The main targeted functionalities, expected in frame of FUNCOAT project and related to transport industry, are enhanced fault tolerance and active protection against corrosive damage as well as improved tribological behavior. Moreover, to extend this typical field of applications of PEO treatments and address additional industries and aspects (e.g. 3C, environmental protection), a set of less common functionalities, such as photocatalytic, magnetic, thermo- and electro-conductivity were investigated. These functionalities were introduced in situ via incorporation of functional particles and/or molecules in a single step PEO treatment. This is challenging and goes far beyond the standard functionality introduction via post-treatments. However, some of the particles and nano-containers (e.g. layered double hydroxides (LDHs) loaded with organic corrosion inhibitors)) are very sensitive to heat and decompose in the discharges. To deal with such sensitive particles/compounds during PEO processing, specific changes in the process design and control of the energy input was designed and built in frame of the first reporting period of the project. The first design of functional particles, based on Si-shells and LDH nanocontainers, magnetic materials and photoactive species was also suggested in FUNCOAT project.

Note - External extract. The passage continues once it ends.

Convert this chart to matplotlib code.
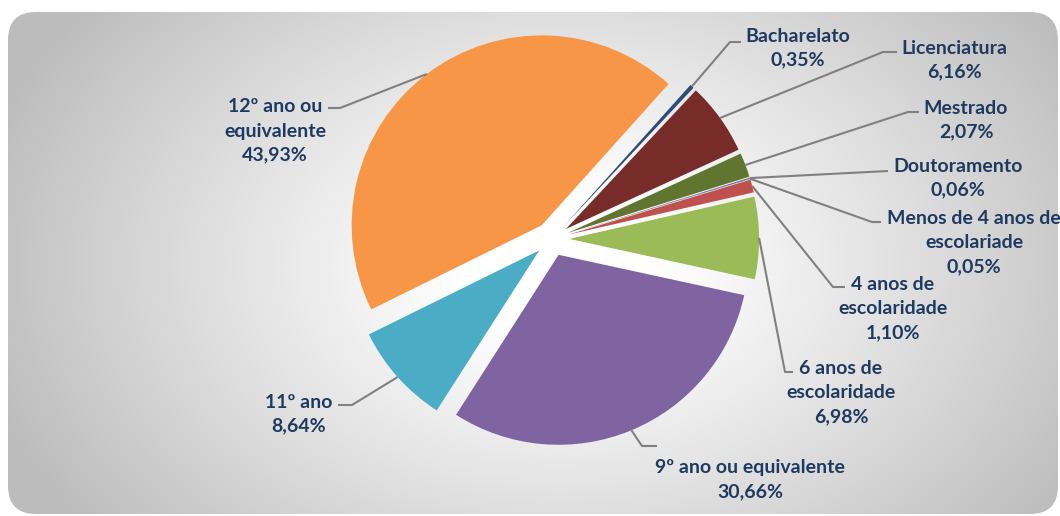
import numpy as np
import matplotlib
matplotlib.use('Agg')
import matplotlib.pyplot as plt
from matplotlib.patches import FancyBboxPatch

# data
categorias = ['Menos de 4 anos de\nescolariade', '4 anos de\nescolaridade', '6 anos de\nescolaridade',
              '9º ano ou equivalente', '11º ano', '12º ano ou\nequivalente',
              'Bacharelato', 'Licenciatura', 'Mestrado', 'Doutoramento']
percentagens = [0.05, 1.10, 6.98, 30.66, 8.64, 43.93, 0.35, 6.16, 2.07, 0.06]
cores = ['#4F81BD', '#C0504D', '#9BBB59', '#8064A2', '#4BACC6', '#F79646',
         '#2C4D75', '#772C2A', '#5F7530', '#4D3B62']

W, H = 1060, 516
text_color = '#1F3A60'
line_color = '#808080'

fig = plt.figure(figsize=(W / 100, H / 100), dpi=100)
ax = fig.add_axes([0, 0, 1, 1])
ax.axis('off')

# background: rounded box with radial gray gradient
box = FancyBboxPatch((8, H - 514), 1050, 502, boxstyle='round,pad=0,rounding_size=28',
                     facecolor='none', edgecolor='none', zorder=0)
ax.add_patch(box)
yy, xx = np.mgrid[0:H, 0:W]
r = np.sqrt(((xx - 560) / 600.0) ** 2 + ((yy - 250) / 420.0) ** 2)
g = 1.0 - 0.26 * np.clip((r - 0.15) / 0.85, 0, 1) ** 1.1
img = np.dstack([g, g, g])
im = ax.imshow(img, extent=(0, W, H, 0), origin='upper', zorder=0, aspect='auto')
im.set_clip_path(box)

# pie (explode is an absolute offset, so scale it by the radius)
cx, cy, R = 552, H - 239, 190
wedges, _ = ax.pie(percentagens, colors=cores, startangle=17, counterclock=False,
                   radius=R, center=(cx, cy), explode=[0.09 * R] * len(percentagens),
                   wedgeprops=dict(linewidth=0), frame=True)
ax.set_xlim(0, W)
ax.set_ylim(0, H)
ax.axis('off')
for w in wedges:
    w.set_zorder(2)

labels = [f"{c}\n{p:.2f}%".replace('.', ',') for c, p in zip(categorias, percentagens)]

# label block centre, leader knee, leader end (image pixel coords, y down)
layout = [
    ((974, 243), (872, 222), (881, 222)),
    ((893, 309), (833, 287), (845, 287)),
    ((841, 393), (785, 372), (793, 372)),
    ((750, 480), (642, 446), (657, 446)),
    ((299, 414), (352, 405), (338, 405)),
    ((275, 131), (340, 108), (328, 108)),
    ((798, 48), (730, 42), (741, 42)),
    ((954, 60), (883, 52), (897, 52)),
    ((966, 120), (908, 112), (919, 112)),
    ((958, 178), (888, 171), (888, 171)),
]

for w, lab, (tc, knee, end) in zip(wedges, labels, layout):
    mid = np.deg2rad((w.theta1 + w.theta2) / 2)
    ax0 = w.center[0] + w.r * np.cos(mid)
    ay0 = w.center[1] + w.r * np.sin(mid)
    ax.plot([ax0, knee[0], end[0]], [ay0, H - knee[1], H - end[1]],
            color=line_color, lw=1.5, zorder=3, solid_capstyle='butt')
    ax.text(tc[0], H - tc[1], lab, ha='center', va='center', fontsize=14,
            fontweight='bold', family='Lato', color=text_color,
            linespacing=1.5, zorder=4)

fig.savefig('out.png', dpi=100, facecolor='white')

Unfortunately, the project implementation was noticeably delayed due to the COVID#19 pandemy and geopolitical situation, because of which both Belarusian partners were removed from the consortium. Following these unexpected changes, the risk mitigation actions were suggested and the necessary amendments were performed. The purpose of this amendment was to involve new partners in the consortium (replacement of partners from Belarus), increase of the duration of the project and redistribution of secondments in order to keep the original aims and objectives feasible.
Within the second reporting period a significant effort on the intercalation of pre-selected particles during the PEO processing using the newly developed power supply system was performed and understand the differences between bipolar and unipolar pulses on the incorporation of particles. A number of functionalized PEO layers in accordance with the original objectives of FUNCOAT project was obtained and the respective results were broadly presented and published. Briefly, the most effectively PEO layers were developed for corrosion protection (via LDH- and MOF-based post-treatments), for photocatalytic application (via adjustment of electrolyte composition and addition of zeolites and other particles in the bath) and wear improvement (use of superhard and lubricative additives). The lab level up-scaling of developed technology was performed and drawbacks were analyzed, discussed and minimized.